Extreme Programming is a software development methodology that is intended to improve software quality and responsiveness to changing customer requirements. As a type of Agile software development, it advocates frequent releases and shorter development cycles, which are intended to improve productivity and introduce checkpoints where new customer requirements can be adopted. Other elements of XP include programming in pairs or doing extensive code reviews, unit testing all of the code and avoiding programming of features until they are actually needed. XP has a flat management structure with simplicity and clarity in code, and a general expectation that customer requirements will change as time passes.
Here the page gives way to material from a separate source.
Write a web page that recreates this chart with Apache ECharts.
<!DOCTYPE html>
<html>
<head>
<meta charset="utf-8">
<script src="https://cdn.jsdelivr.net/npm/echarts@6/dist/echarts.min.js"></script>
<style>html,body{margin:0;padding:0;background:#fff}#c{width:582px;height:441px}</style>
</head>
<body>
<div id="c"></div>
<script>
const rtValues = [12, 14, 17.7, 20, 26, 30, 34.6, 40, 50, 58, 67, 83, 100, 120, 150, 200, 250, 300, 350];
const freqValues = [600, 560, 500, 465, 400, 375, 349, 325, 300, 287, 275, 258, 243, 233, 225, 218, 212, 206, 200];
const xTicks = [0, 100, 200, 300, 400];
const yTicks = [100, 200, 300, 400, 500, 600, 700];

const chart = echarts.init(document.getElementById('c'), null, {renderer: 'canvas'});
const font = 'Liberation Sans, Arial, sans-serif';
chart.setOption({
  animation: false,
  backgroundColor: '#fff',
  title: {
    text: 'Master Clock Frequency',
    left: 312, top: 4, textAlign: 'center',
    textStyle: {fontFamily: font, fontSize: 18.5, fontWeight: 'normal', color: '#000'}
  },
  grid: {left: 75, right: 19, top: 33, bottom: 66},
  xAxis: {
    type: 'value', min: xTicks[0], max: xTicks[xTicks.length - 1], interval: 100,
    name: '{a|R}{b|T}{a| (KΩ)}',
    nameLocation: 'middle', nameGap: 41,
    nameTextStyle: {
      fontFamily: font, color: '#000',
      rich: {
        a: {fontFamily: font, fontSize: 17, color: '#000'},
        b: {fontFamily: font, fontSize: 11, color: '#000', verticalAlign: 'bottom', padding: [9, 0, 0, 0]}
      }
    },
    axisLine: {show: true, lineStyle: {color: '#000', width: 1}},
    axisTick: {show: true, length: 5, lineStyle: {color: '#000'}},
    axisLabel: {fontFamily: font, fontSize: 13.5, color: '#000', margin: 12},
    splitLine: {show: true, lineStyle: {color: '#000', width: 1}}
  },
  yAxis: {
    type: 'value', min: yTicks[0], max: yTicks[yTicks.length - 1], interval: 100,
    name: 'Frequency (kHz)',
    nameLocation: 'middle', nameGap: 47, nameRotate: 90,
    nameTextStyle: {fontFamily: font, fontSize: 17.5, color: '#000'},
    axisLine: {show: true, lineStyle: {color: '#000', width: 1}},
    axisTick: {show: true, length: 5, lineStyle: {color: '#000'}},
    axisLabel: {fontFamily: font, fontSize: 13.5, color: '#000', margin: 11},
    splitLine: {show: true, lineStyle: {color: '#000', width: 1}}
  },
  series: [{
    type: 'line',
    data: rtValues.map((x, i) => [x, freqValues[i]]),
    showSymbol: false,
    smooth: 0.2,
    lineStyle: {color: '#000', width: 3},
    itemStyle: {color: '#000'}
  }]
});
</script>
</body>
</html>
The problem domain will not be understood until a later point, and frequent communication with the customer will be required at all times.
Extreme Programming takes its name from the idea that the beneficial elements of traditional software engineering practices are taken to extreme levels. As an example, code reviews are considered a beneficial practice. Taken to the extreme, code can be reviewed continuously with the practice of pair programming.
XP was created by Kent Beck during his work at the struggling Chrysler Comprehensive Compensation System payroll project, or C3, as it was known. In 1996, Chrysler called in Kent Beck as an external consultant to help with its struggling C3 project. The project was designed to aggregate a number of disparate payroll systems into a single application.
Initially, Chrysler attempted to implement a solution, but it failed because of the complexity surrounding the rules and integration. From this point of crisis, Kent Beck and his team took over, effectively starting the project from scratch. The classic Waterfall development approach had failed, so something drastic was required. In Kent Beck’s own words, he just made the whole thing up in two weeks with a marker in his hand and a white board. Fundamentally, the C3 team focused on the business value the customer wanted, and discarded anything that did not work towards that goal. Extreme Programming was created by developers for developers.
The XP team at Chrysler was able to deliver its first working system within a year. In 1997, the first 10,000 employees were paid from the new C3 system. Development continued over the next year, with new functionality being added through smaller releases. Eventually, the project was cancelled because the prime contractor changed, and the focus of Chrysler shifted away from C3. When the dust settled, the eight-member development team had built a system with 2,000 classes and 30,000 methods. Refined and tested, XP was now ready for the wider development community.